Does anyone remember a Professor Chinedu Nebo, former
VC of UNN, who, during a senate confirmation hearing in January 2013, said
Nigeria’s perpetual power outages were caused by “witches and demons”? “If the
President deploys me in the power sector, I believe that given my performance
at the University of Nigeria Nsukka, where I drove out the witches and demons,
God will also give me the power to drive out the demons in the power sector,”
he said. And that’s a professor!
In November 2012, a minister of state for power by the
name of Hajiya Zainab Kuchi told a South African delegation that “evil spirits”
were responsible for Nigeria’s electricity problems. You can’t make this stuff
up!
Dr. Martin Luther King, Jr. was right when he said,
“Nothing in all the world is more dangerous than sincere ignorance and
conscientious stupidity.” But I think it’s a little too gracious to attribute
the backward, superstitious mindset of our leaders to mere “sincere ignorance”
and “conscientious stupidity.” Why don’t they attribute their own
sicknesses—and the sicknesses of their close family members—to divine
retribution? Why do they go abroad to treat the littlest illnesses?
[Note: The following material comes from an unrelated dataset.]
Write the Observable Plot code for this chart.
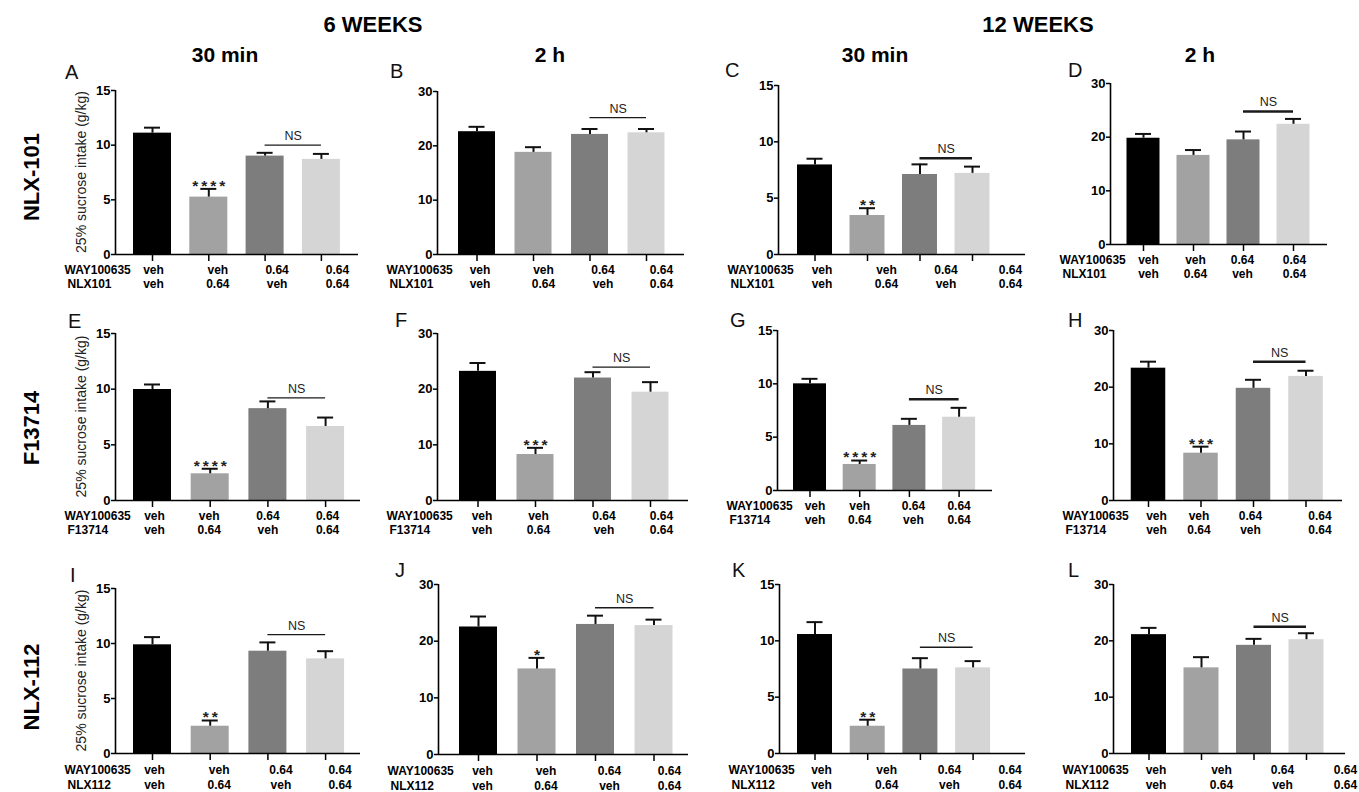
<!DOCTYPE html>
<html>
<head>
<meta charset="utf-8">
<script src="https://cdn.jsdelivr.net/npm/d3@7"></script>
<script src="https://cdn.jsdelivr.net/npm/@observablehq/plot@0.6"></script>
<style>
html,body{margin:0;padding:0;background:#fff;overflow:hidden;}
#root{position:relative;width:1359px;height:792px;font-family:"Liberation Sans",Arial,sans-serif;}
.panel{position:absolute;}
#overlay{position:absolute;left:0;top:0;pointer-events:none;}
</style>
</head>
<body>
<div id="root"></div>
<script>
// ---------------- DATA ----------------
const wayDose      = ["veh", "veh", "0.64", "0.64"];
const agonistDose  = ["veh", "0.64", "veh", "0.64"];
const compoundNames     = ["NLX-101", "F13714", "NLX-112"];
const compoundTickNames = ["NLX101", "F13714", "NLX112"];
const wayName = "WAY100635";
const weekTitles = ["6 WEEKS", "12 WEEKS"];
const timeTitles = ["30 min", "2 h", "30 min", "2 h"];
const panelLetters = ["A","B","C","D","E","F","G","H","I","J","K","L"];
const yLabel = "25% sucrose intake (g/kg)";
const yMax   = [15, 30, 15, 30, 15, 30, 15, 30, 15, 30, 15, 30];
const ticks15 = [0, 5, 10, 15];
const ticks30 = [0, 10, 20, 30];

// means (g/kg) per panel, groups: veh/veh, veh/0.64, 0.64/veh, 0.64/0.64
const meanA = [11.1, 5.25, 9.0, 8.7],    semA = [0.5, 0.75, 0.3, 0.5];
const meanB = [22.6, 18.8, 22.1, 22.4],  semB = [0.9, 0.95, 1.0, 0.7];
const meanC = [7.95, 3.46, 7.1, 7.2],    semC = [0.55, 0.65, 0.9, 0.6];
const meanD = [19.8, 16.6, 19.5, 22.4],  semD = [0.8, 1.0, 1.55, 1.0];
const meanE = [9.97, 2.4, 8.25, 6.65],   semE = [0.45, 0.45, 0.65, 0.8];
const meanF = [23.2, 8.26, 22.0, 19.46], semF = [1.5, 1.2, 1.05, 1.8];
const meanG = [10.0, 2.44, 6.1, 6.87],   semG = [0.47, 0.37, 0.62, 0.88];
const meanH = [23.35, 8.35, 19.8, 21.9], semH = [1.15, 1.15, 1.5, 1.0];
const meanI = [9.88, 2.48, 9.3, 8.6],    semI = [0.7, 0.52, 0.8, 0.7];
const meanJ = [22.5, 15.1, 22.95, 22.75],semJ = [1.85, 1.95, 1.55, 1.05];
const meanK = [10.56, 2.42, 7.5, 7.6],   semK = [1.1, 0.58, 0.96, 0.6];
const meanL = [21.1, 15.2, 19.2, 20.2],  semL = [1.2, 1.9, 1.15, 1.15];
const means = [meanA, meanB, meanC, meanD, meanE, meanF, meanG, meanH, meanI, meanJ, meanK, meanL];
const sems  = [semA, semB, semC, semD, semE, semF, semG, semH, semI, semJ, semK, semL];

const sigLabels = ["****", "", "**", "", "****", "***", "****", "***", "**", "*", "**", ""];
const nsLevel   = [10.0, 25.2, 8.55, 24.8, 9.22, 23.95, 8.56, 24.5, 10.8, 25.9, 9.43, 22.5];
const nsPair    = [2, 3];
const nsText    = "NS";

// ---------------- STYLE / LAYOUT ----------------
const barFills = ["#000000", "#a2a2a2", "#7d7d7d", "#d5d5d5"];
const layout = [
  {ax:115,  end:358,  top:90,  zero:254, c0:152,    sp:56.3, bw:38,   shift:[1,9,12,16],    nsW:1.3},
  {ax:437,  end:684,  top:91,  zero:254, c0:476.5,  sp:56.5, bw:37,   shift:[3,10,13,15],   nsW:1.3},
  {ax:778,  end:1025, top:85,  zero:254, c0:814.5,  sp:52.5, bw:35,   shift:[7,19,26,38],   nsW:2.5},
  {ax:1110, end:1327, top:83,  zero:244, c0:1143,   sp:50,   bw:33,   shift:[5,2,-1,1],     nsW:2.5},
  {ax:115,  end:360,  top:333, zero:500, c0:152,    sp:57.7, bw:38,   shift:[2,-1,0,2],     nsW:1.3},
  {ax:437,  end:688,  top:333, zero:500, c0:477.5,  sp:57.5, bw:37,   shift:[4,3,11,11],    nsW:1.3},
  {ax:777,  end:992,  top:330, zero:490, c0:809.5,  sp:49.7, bw:33,   shift:[5,0,4,0],      nsW:2.5},
  {ax:1113, end:1342, top:330, zero:500, c0:1148,   sp:52.5, bw:34.5, shift:[8,-2,-3,14],   nsW:2.5},
  {ax:115,  end:360,  top:588, zero:753, c0:152,    sp:57.7, bw:38,   shift:[2,9,13,14.5],  nsW:1.3},
  {ax:438,  end:688,  top:584, zero:754, c0:478,    sp:58.5, bw:38,   shift:[4,9,14,15.5],  nsW:1.3},
  {ax:779,  end:1025, top:584, zero:753, c0:814.5,  sp:52.7, bw:35,   shift:[6.5,19,29,37], nsW:1.3},
  {ax:1113, end:1345, top:584, zero:753, c0:1148.5, sp:52.5, bw:35,   shift:[7,20,28.5,39], nsW:2.5}
];
const FONT = "'Liberation Sans', Arial, sans-serif";

const root = document.getElementById("root");

function makePanel(idx) {
  const L = layout[idx];
  const row = Math.floor(idx / 4);
  const ymax = yMax[idx];
  const labDy = row === 2 ? [20, 35] : [19, 33];
  const data = wayDose.map((w, i) => ({
    i, way: w, ag: agonistDose[i], mean: means[idx][i], sem: sems[idx][i], fill: barFills[i]
  }));
  const mL = 60, mR = 12, mT = 12, mB = 45;
  const W = L.end - L.ax;
  const H = L.zero - L.top;
  const d0 = -(L.c0 - L.ax) / L.sp;
  const d1 = d0 + W / L.sp;
  const hw = L.bw / L.sp / 2;
  const cw = 8 / L.sp;
  const sig = sigLabels[idx];

  const marks = [
    Plot.rectY(data, {x1: d => d.i - hw, x2: d => d.i + hw, y1: 0, y2: "mean", fill: "fill"}),
    Plot.ruleX(data, {x: "i", y1: "mean", y2: d => d.mean + d.sem, stroke: "#111", strokeWidth: 2}),
    Plot.ruleY(data, {y: d => d.mean + d.sem, x1: d => d.i - cw, x2: d => d.i + cw, stroke: "#111", strokeWidth: 2}),
    Plot.axisY({ticks: ymax === 15 ? ticks15 : ticks30, tickSize: 4, tickPadding: 1, label: null, strokeWidth: 1.5, fontSize: 13}),
    Plot.axisX({ticks: data.map(d => d.i), tickSize: 7, tickFormat: () => "", label: null, strokeWidth: 1.5}),
    Plot.ruleX([d0], {stroke: "#000", strokeWidth: 1.6}),
    Plot.ruleY([0], {stroke: "#000", strokeWidth: 1.6}),
    Plot.ruleY([nsLevel[idx]], {y: d => d, x1: nsPair[0], x2: nsPair[1], stroke: "#1a1a1a", strokeWidth: L.nsW}),
    Plot.text([nsLevel[idx]], {y: d => d, x: (nsPair[0] + nsPair[1]) / 2, text: () => nsText, dy: -9, fontSize: 12.5, fontWeight: "normal", fill: "#222"}),
    Plot.text([wayName], {text: d => d, frameAnchor: "bottom-left", dx: -51, dy: labDy[0], textAnchor: "start", fontSize: 12}),
    Plot.text([compoundTickNames[row]], {text: d => d, frameAnchor: "bottom-left", dx: -48, dy: labDy[1], textAnchor: "start", fontSize: 12})
  ];
  data.forEach((d, k) => {
    marks.push(Plot.text([d], {x: "i", text: "way", frameAnchor: "bottom", dy: labDy[0], dx: L.shift[k], fontSize: 12}));
    marks.push(Plot.text([d], {x: "i", text: "ag", frameAnchor: "bottom", dy: labDy[1], dx: L.shift[k], fontSize: 12}));
  });
  if (sig) {
    marks.push(Plot.text([data[1]], {x: "i", y: d => d.mean + d.sem, text: () => sig, dy: -3, dx: 1.5, fontSize: 15.5, fill: "#222", ariaDescription: "sig"}));
  }

  const svg = Plot.plot({
    width: W + mL + mR,
    height: H + mT + mB,
    marginLeft: mL, marginRight: mR, marginTop: mT, marginBottom: mB,
    style: {fontFamily: FONT, fontSize: "12px", fontWeight: "bold", color: "#000", background: "transparent", overflow: "visible"},
    x: {domain: [d0, d1]},
    y: {domain: [0, ymax]},
    color: {type: "identity"},
    marks
  });
  d3.select(svg).selectAll('g[aria-description="sig"] text').attr("letter-spacing", 3);
  const div = document.createElement("div");
  div.className = "panel";
  div.style.left = (L.ax - mL) + "px";
  div.style.top = (L.top - mT) + "px";
  div.style.width = (W + mL + mR) + "px";
  div.appendChild(svg);
  root.appendChild(div);
}

for (let i = 0; i < 12; i++) makePanel(i);

// ---------------- OVERLAY TEXT ----------------
const ov = d3.select(root).append("svg").attr("id", "overlay")
  .attr("width", 1359).attr("height", 792)
  .style("font-family", FONT);

const weekPos = [[373, 32], [1038, 32]];
weekTitles.forEach((t, i) => ov.append("text").attr("x", weekPos[i][0]).attr("y", weekPos[i][1])
  .attr("text-anchor", "middle").attr("font-size", 22).attr("font-weight", "bold").text(t));

const timePos = [[225, 62], [550, 62], [875, 62], [1200, 62]];
timeTitles.forEach((t, i) => ov.append("text").attr("x", timePos[i][0]).attr("y", timePos[i][1])
  .attr("text-anchor", "middle").attr("font-size", 21).attr("font-weight", "bold").text(t));

const letterPos = [[65,79],[390,78],[725,77],[1068,77],[68,328],[395,327],[730,327],[1068,327],[70,582],[395,577],[732,577],[1068,577]];
panelLetters.forEach((t, i) => ov.append("text").attr("x", letterPos[i][0]).attr("y", letterPos[i][1])
  .attr("font-size", 20).attr("fill", "#111").text(t));

const rowLabelPos = [[39, 177], [39, 428], [39, 687]];
compoundNames.forEach((t, i) => ov.append("text")
  .attr("transform", `translate(${rowLabelPos[i][0]},${rowLabelPos[i][1]}) rotate(-90)`)
  .attr("text-anchor", "middle").attr("font-size", 22).attr("font-weight", "bold").text(t));

const yLabelPos = [[86, 172], [86, 416.5], [86, 670.5]];
yLabelPos.forEach(p => ov.append("text")
  .attr("transform", `translate(${p[0]},${p[1]}) rotate(-90)`)
  .attr("text-anchor", "middle").attr("font-size", 14).attr("fill", "#222").text(yLabel));
</script>
</body>
</html>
Buhari goes to London to treat his illnesses,
including mere ear infections. His Chief of Staff recently went to London to
treat “breathing problems,” and his medical bill was paid by the public
treasury.
And while northern Nigerian Muslim masses were
slaughtering rams and getting rapturous in prayers for Buhari’s recovery, the
man was receiving modern, world-class treatment in London at the cost of
millions of dollars from the public treasury. He didn’t attribute his sickness
to divine affliction. In fact, when he returned home, he rhapsodized over the
medical advances in UK hospitals, as if to mock everyday Nigerians who can’t
afford the luxury to go to London to treat their illnesses.
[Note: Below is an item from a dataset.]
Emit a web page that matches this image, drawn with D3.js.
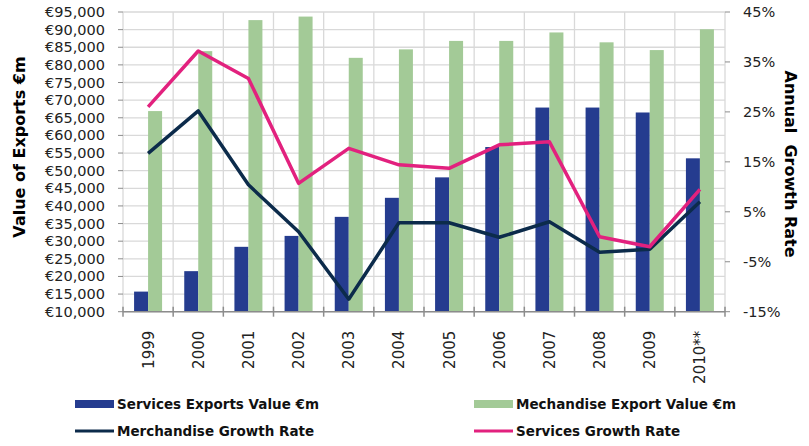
<!DOCTYPE html>
<html>
<head>
<meta charset="utf-8">
<script src="https://cdn.jsdelivr.net/npm/d3@7"></script>
<style>
  body { margin: 0; background: #fff; }
  text { font-family: "DejaVu Sans", sans-serif; }
</style>
</head>
<body>
<div id="main"></div>
<script>
var years = ['1999', '2000', '2001', '2002', '2003', '2004', '2005', '2006', '2007', '2008', '2009', '2010**'];

var services_value = [15700, 21500, 28400, 31500, 36900, 42300, 48100, 56700, 67900, 67900, 66500, 53500];

var merchandise_value = [66900, 83900, 92700, 93700, 82000, 84400, 86800, 86800, 89200, 86400, 84200, 90100];

var merchandise_growth = [16.7, 25.2, 10.4, 1.0, -12.5, 2.8, 2.8, -0.1, 3.0, -3.1, -2.5, 7.0];

var services_growth = [26.0, 37.2, 31.7, 10.7, 17.7, 14.4, 13.7, 18.4, 19.0, 0.0, -2.0, 9.5];

var value_ticks = d3.range(10000, 95001, 5000);

var rate_ticks = [-15, -5, 5, 15, 25, 35, 45];

var width = 809, height = 446;
var plot_left = 123, plot_right = 725, plot_top = 12, plot_bottom = 311.7;

var svg = d3.select('#main').append('svg').attr('width', width).attr('height', height);

var x = d3.scaleBand().domain(years).range([plot_left, plot_right]);
var yv = d3.scaleLinear().domain([10000, 95000]).range([plot_bottom, plot_top]);
var yr = d3.scaleLinear().domain([-15, 45]).range([plot_bottom, plot_top]);

// grid
svg.append('g').selectAll('line')
  .data(value_ticks)
  .enter()
  .append('line')
  .attr('x1', plot_left).attr('x2', plot_right)
  .attr('y1', function (d) { return yv(d) }).attr('y2', function (d) { return yv(d) })
  .attr('stroke', '#d9d9d9').attr('stroke-width', 1.3);

svg.append('g').selectAll('line')
  .data(d3.range(years.length + 1))
  .enter()
  .append('line')
  .attr('x1', function (i) { return plot_left + i * x.step() })
  .attr('x2', function (i) { return plot_left + i * x.step() })
  .attr('y1', plot_top).attr('y2', plot_bottom)
  .attr('stroke', '#d9d9d9').attr('stroke-width', 1.3);

// bars
var bw = 14;
svg.append('g').selectAll('rect')
  .data(services_value)
  .enter()
  .append('rect')
  .attr('x', function (d, i) { return x(years[i]) + x.bandwidth() / 2 - bw })
  .attr('y', function (d) { return yv(d) })
  .attr('width', bw)
  .attr('height', function (d) { return plot_bottom - yv(d) })
  .attr('fill', '#253c8f');

svg.append('g').selectAll('rect')
  .data(merchandise_value)
  .enter()
  .append('rect')
  .attr('x', function (d, i) { return x(years[i]) + x.bandwidth() / 2 })
  .attr('y', function (d) { return yv(d) })
  .attr('width', bw)
  .attr('height', function (d) { return plot_bottom - yv(d) })
  .attr('fill', '#a3ca97');

// lines
var line = d3.line()
  .x(function (d, i) { return x(years[i]) + x.bandwidth() / 2 })
  .y(function (d) { return yr(d) });

svg.append('path')
  .datum(merchandise_growth)
  .attr('fill', 'none').attr('stroke', '#0c2b4b').attr('stroke-width', 3.5)
  .attr('stroke-linejoin', 'round')
  .attr('d', line);

svg.append('path')
  .datum(services_growth)
  .attr('fill', 'none').attr('stroke', '#e2217e').attr('stroke-width', 3.5)
  .attr('stroke-linejoin', 'round')
  .attr('d', line);

// axes
var xAxis = svg.append('g')
  .attr('transform', 'translate(0,' + plot_bottom + ')');
xAxis.append('line').attr('x1', plot_left).attr('x2', plot_right).attr('stroke', '#8c8c8c').attr('stroke-width', 1.5);
xAxis.selectAll('.tick')
  .data(d3.range(years.length + 1))
  .enter()
  .append('line')
  .attr('x1', function (i) { return plot_left + i * x.step() })
  .attr('x2', function (i) { return plot_left + i * x.step() })
  .attr('y1', -5).attr('y2', 5)
  .attr('stroke', '#8c8c8c').attr('stroke-width', 1.5);

xAxis.selectAll('.label')
  .data(years)
  .enter()
  .append('text')
  .attr('transform', function (d) { return 'translate(' + (x(d) + x.bandwidth() / 2 + 5.5) + ',19) rotate(-90)' })
  .attr('text-anchor', 'end')
  .attr('font-size', 15)
  .attr('fill', '#222')
  .text(function (d) { return d });

svg.append('g').selectAll('text')
  .data(value_ticks)
  .enter()
  .append('text')
  .attr('x', 105)
  .attr('y', function (d) { return yv(d) + 5 })
  .attr('text-anchor', 'end')
  .attr('font-size', 14.5)
  .attr('fill', '#222')
  .text(function (d) { return '€' + d3.format(',')(d) });

svg.append('g').selectAll('line')
  .data(value_ticks)
  .enter()
  .append('line')
  .attr('x1', plot_left - 5).attr('x2', plot_left)
  .attr('y1', function (d) { return yv(d) }).attr('y2', function (d) { return yv(d) })
  .attr('stroke', '#8c8c8c');

svg.append('g').selectAll('line')
  .data(rate_ticks)
  .enter()
  .append('line')
  .attr('x1', plot_right).attr('x2', plot_right + 5)
  .attr('y1', function (d) { return yr(d) }).attr('y2', function (d) { return yr(d) })
  .attr('stroke', '#8c8c8c');

svg.append('g').selectAll('text')
  .data(rate_ticks)
  .enter()
  .append('text')
  .attr('x', 743)
  .attr('y', function (d) { return yr(d) + 5 })
  .attr('font-size', 14.5)
  .attr('fill', '#222')
  .text(function (d) { return d + '%' });

// axis titles
svg.append('text')
  .attr('transform', 'translate(25,147) rotate(-90)')
  .attr('text-anchor', 'middle')
  .attr('font-size', 16).attr('font-weight', 'bold')
  .text('Value of Exports €m');

svg.append('text')
  .attr('transform', 'translate(785,164) rotate(90)')
  .attr('text-anchor', 'middle')
  .attr('font-size', 16).attr('font-weight', 'bold')
  .attr('xml:space', 'preserve')
  .text('Annual  Growth Rate');

// legend
var legend = [
  {name: 'Services Exports Value €m', color: '#253c8f', kind: 'bar', x: 75, y: 404},
  {name: 'Mechandise Export Value €m', color: '#a3ca97', kind: 'bar', x: 474, y: 404},
  {name: 'Merchandise Growth Rate', color: '#0c2b4b', kind: 'line', x: 75, y: 431},
  {name: 'Services Growth Rate', color: '#e2217e', kind: 'line', x: 474, y: 431}
];

var lg = svg.append('g').selectAll('g')
  .data(legend)
  .enter()
  .append('g')
  .attr('transform', function (d) { return 'translate(' + d.x + ',' + d.y + ')' });

lg.append('rect')
  .attr('x', 0)
  .attr('y', function (d) { return d.kind === 'bar' ? -4 : -1.5 })
  .attr('width', 39)
  .attr('height', function (d) { return d.kind === 'bar' ? 8 : 3 })
  .attr('fill', function (d) { return d.color });

lg.append('text')
  .attr('x', 42)
  .attr('y', 5)
  .attr('font-family', '"DejaVu Sans Condensed", "DejaVu Sans", sans-serif')
  .attr('font-weight', 'bold')
  .attr('font-size', 13.5)
  .attr('fill', '#111')
  .text(function (d) { return d.name });
</script>
</body>
</html>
In Nigeria, when the rich are sick, they seek the best
medical treatment abroad while the poor at home pray for them to recover, but
when the poor are sick, the rich tell them they are suffering divine punishment
for their moral failings. But between the rich and the poor in Nigeria, who are
more morally degenerate? Why are the poor the disproportionate target of
“divine” wrath? Does God hate the poor for being poor? For that matter, what
sins did children who died from meningitis commit?
Imagine for a moment that Governor Yari was governor
of Lagos State when Ebola struck, and he sat back listlessly and said it was a
divine affliction about which nothing could be done. Chew over that.